-- GIVEN DATA start --

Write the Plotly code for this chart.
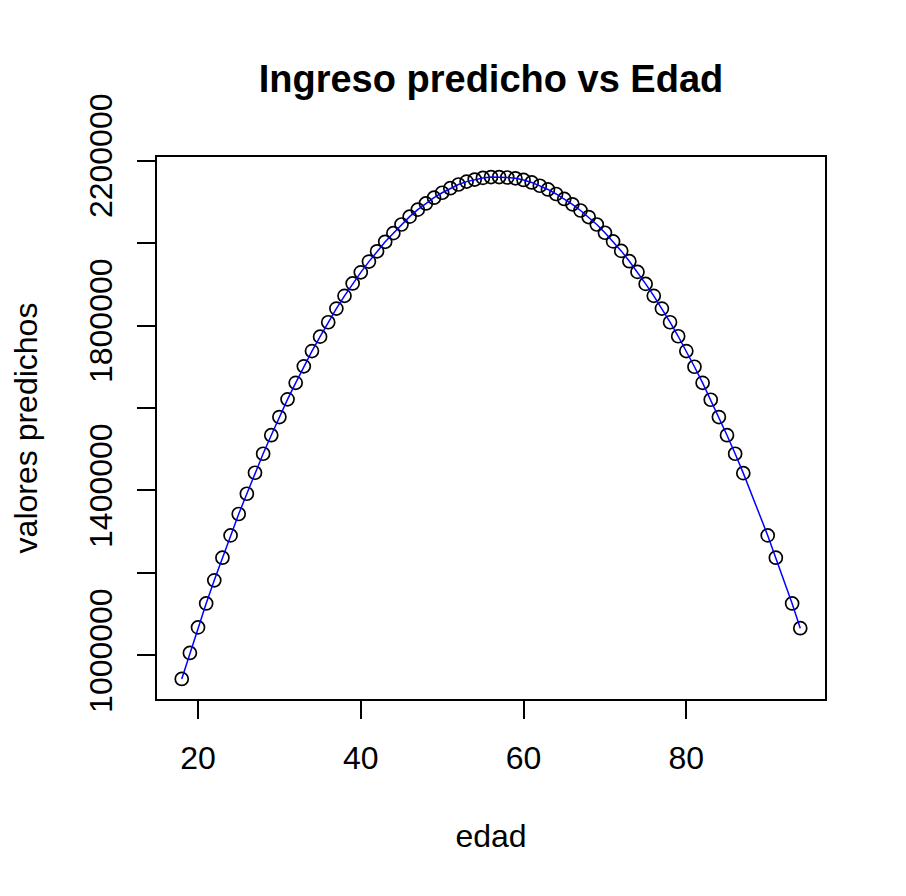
import plotly.graph_objects as go

# predicted income by age
edad = list(range(18, 88)) + [90, 91, 93, 94]
valores_predichos = [
    943000, 1006000, 1068000, 1126000, 1182000, 1237000, 1291000, 1343000,
    1392000, 1443000, 1489000, 1534000, 1578000, 1621000, 1661000, 1701000,
    1738000, 1773000, 1808000, 1841000, 1872000, 1902000, 1929000, 1955000,
    1980000, 2003000, 2024000, 2045000, 2064000, 2081000, 2096000, 2110000,
    2122000, 2133000, 2142000, 2149000, 2154000, 2158000, 2160000, 2160000,
    2159000, 2157000, 2153000, 2147000, 2139000, 2130000, 2119000, 2107000,
    2094000, 2079000, 2063000, 2045000, 2025000, 2004000, 1981000, 1956000,
    1930000, 1901000, 1872000, 1841000, 1808000, 1774000, 1738000, 1700000,
    1661000, 1620000, 1578000, 1534000, 1489000, 1442000,
    1291000, 1237000, 1126000, 1066000,
]
x_ticks = [20, 40, 60, 80]
y_ticks = [1000000, 1200000, 1400000, 1600000, 1800000, 2000000, 2200000]
# R drops labels that would overlap, so only every other one shows
y_tick_labels = ["1000000", "", "1400000", "", "1800000", "", "2200000"]

FONT = "Liberation Sans, Arial, sans-serif"

# page body adds an 8px margin, so the figure is a bit smaller than the window
W, H = 898, 888


# R-style axis padding (4% on each side)
def padded(vals, frac=0.04):
    lo, hi = min(vals), max(vals)
    d = (hi - lo) * frac
    return [lo - d, hi + d]


fig = go.Figure()

fig.add_trace(go.Scatter(
    x=edad, y=valores_predichos,
    mode="markers",
    marker=dict(symbol="circle-open", size=13, color="black",
                line=dict(width=1.7, color="black")),
    showlegend=False,
))
fig.add_trace(go.Scatter(
    x=edad, y=valores_predichos,
    mode="lines",
    line=dict(color="blue", width=1.5),
    showlegend=False,
))

axis_common = dict(
    showline=True, linecolor="black", linewidth=1.6, mirror=True,
    showgrid=False, zeroline=False,
    ticks="outside", ticklen=18, tickwidth=1.6, tickcolor="black",
    tickfont=dict(family=FONT, size=32, color="black"),
)

fig.update_xaxes(
    range=padded(edad), tickvals=x_ticks, ticklabelstandoff=12,
    title=dict(text="edad", font=dict(family=FONT, size=32, color="black"),
               standoff=49),
    **axis_common,
)
fig.update_yaxes(
    range=padded(valores_predichos), tickvals=y_ticks, ticktext=y_tick_labels,
    tickangle=-90, ticklabelstandoff=12,
    title=dict(text="valores predichos",
               font=dict(family=FONT, size=32, color="black"),
               standoff=36),
    **axis_common,
)

fig.update_layout(
    width=W, height=H,
    margin=dict(l=149, r=81, t=149, b=197),
    paper_bgcolor="white", plot_bgcolor="white",
    title=dict(text="Ingreso predicho vs Edad",
               font=dict(family=FONT, size=38, color="black", weight="bold"),
               xref="paper", x=0.5, xanchor="center",
               y=1 - 71 / H, yanchor="middle"),
)

fig.write_html("out.html")
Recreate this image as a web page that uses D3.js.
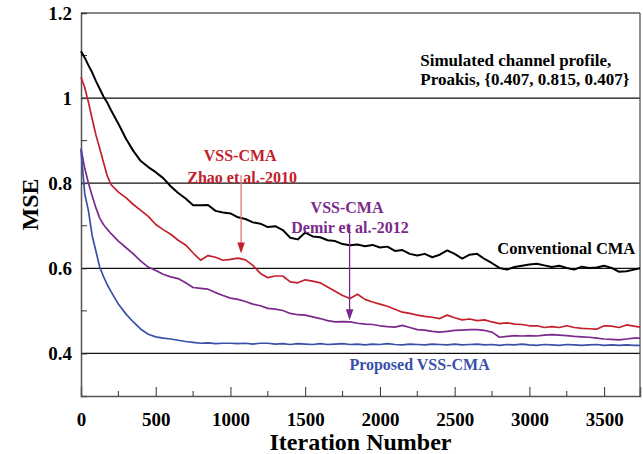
<!DOCTYPE html>
<html lang="en">
<head>
<meta charset="UTF-8">
<title>MSE vs Iteration Number</title>
<script src="https://d3js.org/d3.v7.min.js"></script>
<style>
    body { margin: 0; background: #fff; }
    svg { display: block; }
    text { font-family: "Liberation Serif", "Times New Roman", serif; font-weight: bold; }
</style>
</head>
<body>
<div id="chart"></div>
<script>
// iteration grid shared by all curves
const iterations = [0, 25, 50, 75, 100, 125, 150, 175, 200,
    250, 300, 350, 400, 450, 500, 550, 600, 650, 700, 750, 800, 850, 900, 950, 1000,
    1050, 1100, 1150, 1200, 1250, 1300, 1350, 1400, 1450, 1500, 1550, 1600, 1650, 1700, 1750, 1800,
    1850, 1900, 1950, 2000, 2050, 2100, 2150, 2200, 2250, 2300, 2350, 2400, 2450, 2500, 2550, 2600,
    2650, 2700, 2750, 2800, 2850, 2900, 2950, 3000, 3050, 3100, 3150, 3200, 3250, 3300, 3350, 3400,
    3450, 3500, 3550, 3600, 3650, 3700, 3740];

const conventionalCMA = [1.110, 1.095, 1.077, 1.060, 1.040, 1.022, 1.004, 0.990, 0.972,
    0.940, 0.905, 0.876, 0.852, 0.838, 0.826, 0.812, 0.793, 0.777, 0.764, 0.748, 0.748, 0.749, 0.735, 0.731, 0.729,
    0.720, 0.716, 0.708, 0.705, 0.697, 0.699, 0.690, 0.672, 0.668, 0.684, 0.675, 0.673, 0.666, 0.664, 0.657, 0.654,
    0.656, 0.652, 0.655, 0.649, 0.651, 0.641, 0.643, 0.634, 0.630, 0.634, 0.626, 0.632, 0.642, 0.634, 0.623, 0.632,
    0.634, 0.622, 0.612, 0.601, 0.597, 0.603, 0.606, 0.609, 0.611, 0.607, 0.603, 0.606, 0.601, 0.597, 0.604, 0.601,
    0.602, 0.606, 0.601, 0.592, 0.593, 0.597, 0.600];

const zhao2010 = [1.049, 1.025, 0.990, 0.951, 0.913, 0.882, 0.850, 0.818, 0.797,
    0.779, 0.766, 0.750, 0.736, 0.722, 0.703, 0.691, 0.680, 0.666, 0.655, 0.636, 0.619, 0.630, 0.626, 0.619, 0.621,
    0.624, 0.620, 0.607, 0.588, 0.578, 0.582, 0.582, 0.568, 0.566, 0.573, 0.570, 0.566, 0.556, 0.546, 0.536, 0.529,
    0.539, 0.527, 0.521, 0.516, 0.511, 0.504, 0.497, 0.494, 0.490, 0.487, 0.485, 0.482, 0.490, 0.484, 0.479, 0.481,
    0.477, 0.479, 0.474, 0.470, 0.472, 0.469, 0.468, 0.465, 0.465, 0.461, 0.463, 0.461, 0.465, 0.461, 0.459, 0.458,
    0.457, 0.465, 0.464, 0.461, 0.467, 0.464, 0.462];

const demir2012 = [0.882, 0.835, 0.800, 0.770, 0.742, 0.718, 0.703, 0.692, 0.682,
    0.664, 0.649, 0.634, 0.617, 0.603, 0.595, 0.586, 0.580, 0.576, 0.566, 0.555, 0.553, 0.551, 0.543, 0.536, 0.530,
    0.527, 0.522, 0.516, 0.512, 0.506, 0.504, 0.501, 0.494, 0.491, 0.490, 0.486, 0.482, 0.477, 0.474, 0.475, 0.474,
    0.471, 0.469, 0.468, 0.465, 0.463, 0.462, 0.466, 0.461, 0.456, 0.455, 0.452, 0.450, 0.452, 0.454, 0.455, 0.456,
    0.456, 0.454, 0.450, 0.438, 0.440, 0.442, 0.441, 0.442, 0.441, 0.443, 0.444, 0.443, 0.442, 0.440, 0.439, 0.438,
    0.436, 0.434, 0.433, 0.432, 0.434, 0.436, 0.436];

const proposedVSS = [0.878, 0.775, 0.735, 0.676, 0.640, 0.603, 0.581, 0.562, 0.546,
    0.516, 0.493, 0.474, 0.457, 0.445, 0.439, 0.436, 0.434, 0.431, 0.428, 0.426, 0.424, 0.425, 0.423, 0.424, 0.424,
    0.423, 0.424, 0.422, 0.424, 0.424, 0.422, 0.423, 0.421, 0.423, 0.422, 0.421, 0.423, 0.421, 0.422, 0.423, 0.421,
    0.422, 0.420, 0.422, 0.421, 0.423, 0.421, 0.420, 0.422, 0.421, 0.420, 0.422, 0.421, 0.420, 0.422, 0.420, 0.421,
    0.422, 0.420, 0.421, 0.419, 0.421, 0.420, 0.422, 0.420, 0.419, 0.421, 0.420, 0.419, 0.421, 0.420, 0.419, 0.420,
    0.421, 0.419, 0.420, 0.419, 0.420, 0.419, 0.419];

const xMajorTicks = [0, 500, 1000, 1500, 2000, 2500, 3000, 3500];
const xMinorTicks = [250, 750, 1250, 1750, 2250, 2750, 3250];
const yMajorTicks = [0.4, 0.6, 0.8, 1.0, 1.2];
const yMinorTicks = [0.5, 0.7, 0.9, 1.1];
const gridValues = [0.4, 0.6, 0.8, 1.0, 1.2];

const series = [
    {name: "Conventional CMA", values: conventionalCMA, color: "#000000", width: 2},
    {name: "Zhao et al.-2010", values: zhao2010, color: "#c3202b", width: 1.7},
    {name: "Demir et al.-2012", values: demir2012, color: "#7b2a8c", width: 1.7},
    {name: "Proposed VSS-CMA", values: proposedVSS, color: "#3a50a8", width: 1.7}
];

const W = 643, H = 454;
const margin = {top: 13, right: 3, bottom: 58, left: 81};

const svg = d3.select("#chart").append("svg")
    .attr("width", W)
    .attr("height", H);

const x = d3.scaleLinear().domain([0, 3740]).range([margin.left, W - margin.right]);
const y = d3.scaleLinear().domain([0.3, 1.2]).range([H - margin.bottom, margin.top]);

// horizontal grid
svg.selectAll(".grid")
    .data(gridValues)
    .enter().append("line")
    .attr("x1", x(0)).attr("x2", x(3740))
    .attr("y1", d => y(d)).attr("y2", d => y(d))
    .attr("stroke", "#111")
    .attr("stroke-width", 1.2);

// right border
svg.append("line")
    .attr("x1", x(3740)).attr("x2", x(3740))
    .attr("y1", y(1.2)).attr("y2", y(0.3))
    .attr("stroke", "#555").attr("stroke-width", 1.3);

// axes
const xAxis = svg.append("g")
    .attr("transform", `translate(0,${y(0.3)})`)
    .call(d3.axisBottom(x).tickValues(xMajorTicks).tickSize(-9).tickPadding(17).tickFormat(d3.format("d")));
xAxis.selectAll(".tick")
    .filter(d => d === 0)
    .select("line").remove();
xAxis.append("g").selectAll("line")
    .data(xMinorTicks)
    .enter().append("line")
    .attr("x1", d => x(d)).attr("x2", d => x(d))
    .attr("y1", 0).attr("y2", -5)
    .attr("stroke", "#333");

const yAxis = svg.append("g")
    .attr("transform", `translate(${x(0)},0)`)
    .call(d3.axisLeft(y).tickValues(yMajorTicks).tickSize(-6).tickPadding(9).tickFormat(d => d3.format("")(+d.toFixed(1))));
yAxis.append("g").selectAll("line")
    .data(yMinorTicks)
    .enter().append("line")
    .attr("x1", 0).attr("x2", 6)
    .attr("y1", d => y(d)).attr("y2", d => y(d))
    .attr("stroke", "#333");

[xAxis, yAxis].forEach(a => {
    a.select(".domain").attr("stroke", "#555").attr("stroke-width", 1.5);
    a.selectAll(".tick line").attr("stroke", "#333");
    a.selectAll(".tick text")
        .attr("fill", "#000")
        .style("font-size", "19px")
        .style("font-family", "'Liberation Serif', 'Times New Roman', serif")
        .style("font-weight", "bold");
});
yAxis.selectAll(".tick text").attr("dy", "0.33em");

// curves
const line = d3.line()
    .x((d, i) => x(iterations[i]))
    .y(d => y(d));

series.forEach(s => {
    svg.append("path")
        .datum(s.values)
        .attr("fill", "none")
        .attr("stroke", s.color)
        .attr("stroke-width", s.width)
        .attr("stroke-linejoin", "round")
        .attr("d", line);
});

// axis titles
svg.append("text")
    .attr("x", x(1870))
    .attr("y", 450)
    .attr("text-anchor", "middle")
    .style("font-size", "24px")
    .text("Iteration Number");

svg.append("text")
    .attr("transform", `translate(38,${y(0.75)}) rotate(-90)`)
    .attr("text-anchor", "middle")
    .style("font-size", "24px")
    .text("MSE");

// annotations
function label(txt, xv, yv, color, size, anchor) {
    svg.append("text")
        .attr("x", x(xv))
        .attr("y", y(yv))
        .attr("text-anchor", anchor || "middle")
        .attr("fill", color)
        .style("font-size", size + "px")
        .text(txt);
}

function arrow(xv, y0, y1, lineColor, headColor) {
    const px = x(xv), top = y(y0), tip = y(y1);
    svg.append("line")
        .attr("x1", px).attr("x2", px)
        .attr("y1", top).attr("y2", tip - 8)
        .attr("stroke", lineColor).attr("stroke-width", 1.3);
    svg.append("path")
        .attr("d", `M${px - 3.8},${tip - 11} L${px + 3.8},${tip - 11} L${px},${tip} Z`)
        .attr("fill", headColor);
}

label("Simulated channel profile,", 2270, 1.076, "#000", 17, "start");
label("Proakis, {0.407, 0.815, 0.407}", 2270, 1.030, "#000", 17, "start");

label("VSS-CMA", 1065, 0.852, "#c3202b", 16);
label("Zhao et al.-2010", 1078, 0.800, "#c3202b", 16);
arrow(1071, 0.819, 0.635, "#d9777c", "#c3202b");

label("VSS-CMA", 1780, 0.729, "#7b2a8c", 16);
label("Demir et al.-2012", 1800, 0.682, "#7b2a8c", 16);
arrow(1797, 0.701, 0.478, "#7b2a8c", "#7b2a8c");

label("Conventional CMA", 3247, 0.633, "#000", 16.5);
label("Proposed VSS-CMA", 2265, 0.361, "#3a50a8", 16);
</script>
</body>
</html>
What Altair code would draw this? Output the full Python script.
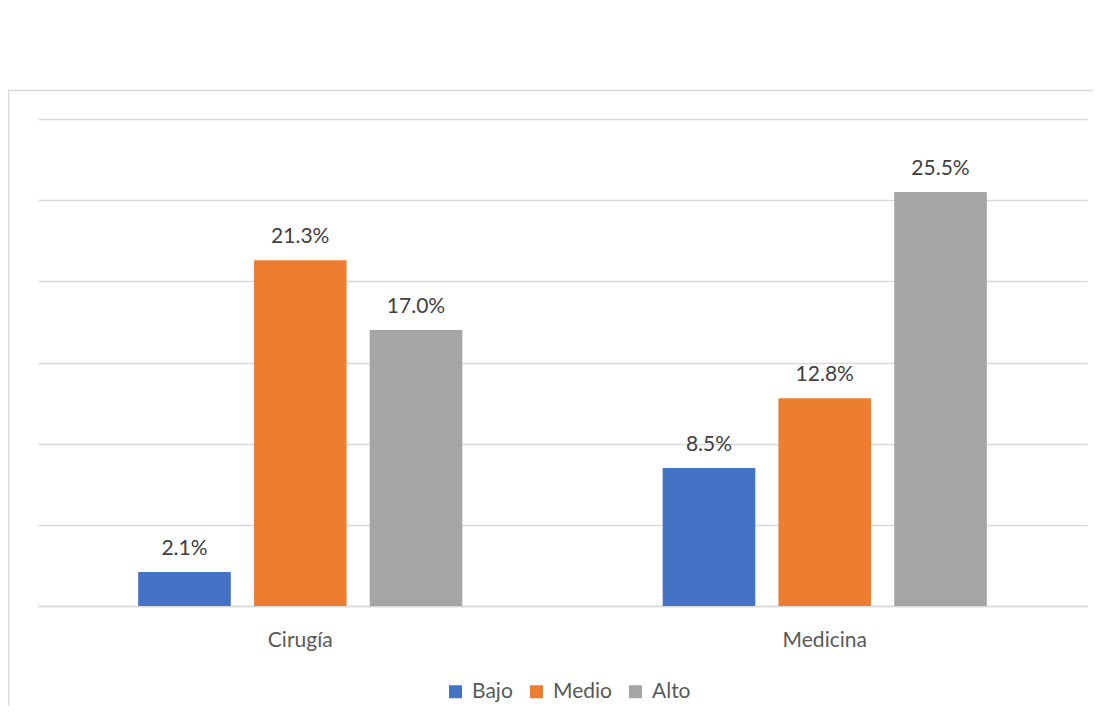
import altair as alt
import pandas as pd

groups = ["Cirugía", "Cirugía", "Cirugía", "Medicina", "Medicina", "Medicina"]
levels = ["Bajo", "Medio", "Alto", "Bajo", "Medio", "Alto"]
values = [2.1, 21.3, 17.0, 8.5, 12.8, 25.5]
level_order = ["Bajo", "Medio", "Alto"]
colors = ["#4472C4", "#ED7D31", "#A5A5A5"]
y_ticks = [0, 5, 10, 15, 20, 25, 30]

df = pd.DataFrame({"grupo": groups, "nivel": levels, "valor": values})
df["etiqueta"] = [f"{v:.1f}%" for v in values]

FONT = "Lato"
FS = 21

x_enc = alt.X(
    "grupo:N",
    sort=["Cirugía", "Medicina"],
    scale=alt.Scale(paddingInner=0.382, paddingOuter=0.191),
    axis=alt.Axis(
        title=None, labelAngle=0, ticks=False, domain=True,
        domainColor="#d9d9d9", domainWidth=1.5, labelPadding=23,
        labelFontSize=FS, labelColor="#595959", labelFont=FONT, grid=False,
    ),
)
xoff = alt.XOffset("nivel:N", sort=level_order,
                   scale=alt.Scale(paddingInner=0.2, paddingOuter=0))
y_enc = alt.Y(
    "valor:Q",
    scale=alt.Scale(domain=[0, 30], nice=False),
    axis=alt.Axis(
        title=None, labels=False, ticks=False, domain=False, grid=True,
        values=y_ticks, gridColor="#d9d9d9", gridWidth=1.5,
    ),
)

base = alt.Chart(df).encode(x=x_enc, xOffset=xoff, y=y_enc)

bars = base.mark_bar().encode(
    color=alt.Color(
        "nivel:N", sort=level_order,
        scale=alt.Scale(domain=level_order, range=colors),
        legend=alt.Legend(
            title=None, orient="none", direction="horizontal",
            legendX=407, legendY=562, symbolType="square", symbolSize=169,
            symbolStrokeWidth=0, labelFontSize=FS, labelColor="#595959",
            labelFont=FONT, columnPadding=13, labelOffset=6,
        ),
    )
)

texts = base.mark_text(
    baseline="middle", dy=-23, fontSize=FS, color="#404040", font=FONT
).encode(text="etiqueta:N")

frame = alt.Chart(pd.DataFrame({"a": [0]})).mark_rect(
    filled=False, stroke="#d9d9d9", strokeWidth=1.5
).encode(
    x=alt.value(-29.5), x2=alt.value(1200), y=alt.value(-28.5), y2=alt.value(900)
)

chart = alt.layer(frame, bars, texts).properties(
    width=1049, height=487,
    autosize=alt.AutoSizeParams(type="none"),
    padding={"left": 30, "top": 111, "right": 6, "bottom": 100},
    background="white",
).configure_view(stroke=None)

chart.save("out.html", embed_options={"renderer": "svg", "actions": False})
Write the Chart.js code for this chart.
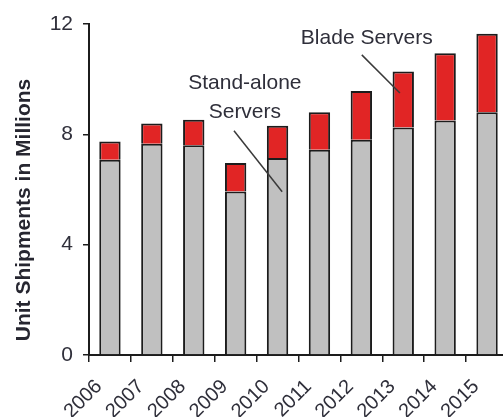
<!DOCTYPE html>
<html>
<head>
<meta charset="utf-8">
<script src="https://cdn.jsdelivr.net/npm/chart.js@4.4.0/dist/chart.umd.min.js"></script>
<style>
  html, body { margin: 0; padding: 0; background: #fff; overflow: hidden; width: 503px; height: 417px; }
  #wrap { width: 508px; height: 417px; }
</style>
</head>
<body>
<div id="wrap"><canvas id="c" width="508" height="417"></canvas></div>
<script>
// Server unit shipments, millions
const categories = ['2006', '2007', '2008', '2009', '2010', '2011', '2012', '2013', '2014', '2015'];
const standAlone = [7.08, 7.66, 7.60, 5.93, 7.14, 7.44, 7.80, 8.25, 8.50, 8.80];
const blade      = [0.66, 0.73, 0.93, 1.03, 1.17, 1.36, 1.77, 2.03, 2.44, 2.85];
const yTickValues = [0, 4, 8, 12];
const axisTitle = 'Unit Shipments in Millions';
const standAloneLabel = ['Stand-alone', 'Servers'];
const bladeLabel = ['Blade Servers'];

const FONT = "'Liberation Sans', Arial, Helvetica, sans-serif";
const TEXT = '#2f2f3a';
const INK = '#1c1c1c';

// Callouts placed in data space: x = category index, y = value
const callouts = [
  { lines: standAloneLabel, at: [3.22, 9.87], lineGap: 1.05, from: [2.96, 8.13], to: [4.11, 5.92] },
  { lines: bladeLabel,      at: [6.13, 11.5], lineGap: 1.05, from: [6.01, 10.88], to: [6.92, 9.50] }
];

const annotate = {
  id: 'annotate',
  afterDatasetsDraw(chart) {
    const { ctx, scales: { x, y } } = chart;
    ctx.save();
    ctx.strokeStyle = '#3a3a3a';
    ctx.lineWidth = 1.5;
    callouts.forEach(c => {
      ctx.beginPath();
      ctx.moveTo(x.getPixelForValue(c.from[0]), y.getPixelForValue(c.from[1]));
      ctx.lineTo(x.getPixelForValue(c.to[0]), y.getPixelForValue(c.to[1]));
      ctx.stroke();
    });
    ctx.fillStyle = TEXT;
    ctx.font = '21px ' + FONT;
    ctx.textAlign = 'center';
    ctx.textBaseline = 'middle';
    callouts.forEach(c => {
      c.lines.forEach((t, i) => {
        ctx.fillText(t, x.getPixelForValue(c.at[0]), y.getPixelForValue(c.at[1] - i * c.lineGap));
      });
    });
    // vertical axis title
    ctx.translate(24, 210);
    ctx.rotate(-Math.PI / 2);
    ctx.font = 'bold 21px ' + FONT;
    ctx.fillStyle = '#262630';
    ctx.fillText(axisTitle, 0, 0);
    ctx.restore();
  }
};

new Chart(document.getElementById('c'), {
  type: 'bar',
  data: {
    labels: categories,
    datasets: [
      {
        label: 'Stand-alone Servers',
        data: standAlone,
        backgroundColor: '#c0c0c0',
        borderColor: INK,
        borderWidth: 2
      },
      {
        label: 'Blade Servers',
        data: blade,
        backgroundColor: '#e12525',
        borderColor: INK,
        borderWidth: 2
      }
    ]
  },
  options: {
    responsive: false,
    devicePixelRatio: 1,
    animation: false,
    layout: { padding: { top: 24, right: 0, bottom: 0, left: 0 } },
    datasets: { bar: { barPercentage: 1, categoryPercentage: 0.51 } },
    plugins: { legend: { display: false }, tooltip: { enabled: false } },
    scales: {
      x: {
        stacked: true,
        offset: true,
        grid: { display: true, offset: true, drawOnChartArea: false, drawTicks: true, tickLength: 7, color: INK, lineWidth: 1.5 },
        border: { display: true, color: INK, width: 2 },
        ticks: {
          autoSkip: false, minRotation: 45, maxRotation: 45,
          font: { family: FONT, size: 20 }, color: TEXT, padding: 13, labelOffset: -11
        },
        afterFit(s) { s.height = 62; s.paddingLeft = 0; s.paddingRight = 0; }
      },
      y: {
        stacked: true,
        min: 0, max: 12,
        afterBuildTicks(s) { s.ticks = yTickValues.map(v => ({ value: v })); },
        grid: { display: true, drawOnChartArea: false, drawTicks: true, tickLength: 6, color: INK, lineWidth: 1.5 },
        border: { display: true, color: INK, width: 2 },
        ticks: { font: { family: FONT, size: 21 }, color: TEXT, padding: 10 },
        afterFit(s) { s.width = 89; }
      }
    }
  },
  plugins: [annotate]
});
</script>
</body>
</html>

-- GIVEN DATA end --

## PROBLEM TO SOLVE:
Transcribe exactly the lines between the one containing "What Altair code" and the one containing "y_ticks = [0, 5, 10, 15, 20, 25, 30]", counting both ends. Pictures are not copied.

## SOLUTION FOR THIS EXERCISE:
What Altair code would draw this? Output the full Python script.
import altair as alt
import pandas as pd

groups = ["Cirugía", "Cirugía", "Cirugía", "Medicina", "Medicina", "Medicina"]
levels = ["Bajo", "Medio", "Alto", "Bajo", "Medio", "Alto"]
values = [2.1, 21.3, 17.0, 8.5, 12.8, 25.5]
level_order = ["Bajo", "Medio", "Alto"]
colors = ["#4472C4", "#ED7D31", "#A5A5A5"]
y_ticks = [0, 5, 10, 15, 20, 25, 30]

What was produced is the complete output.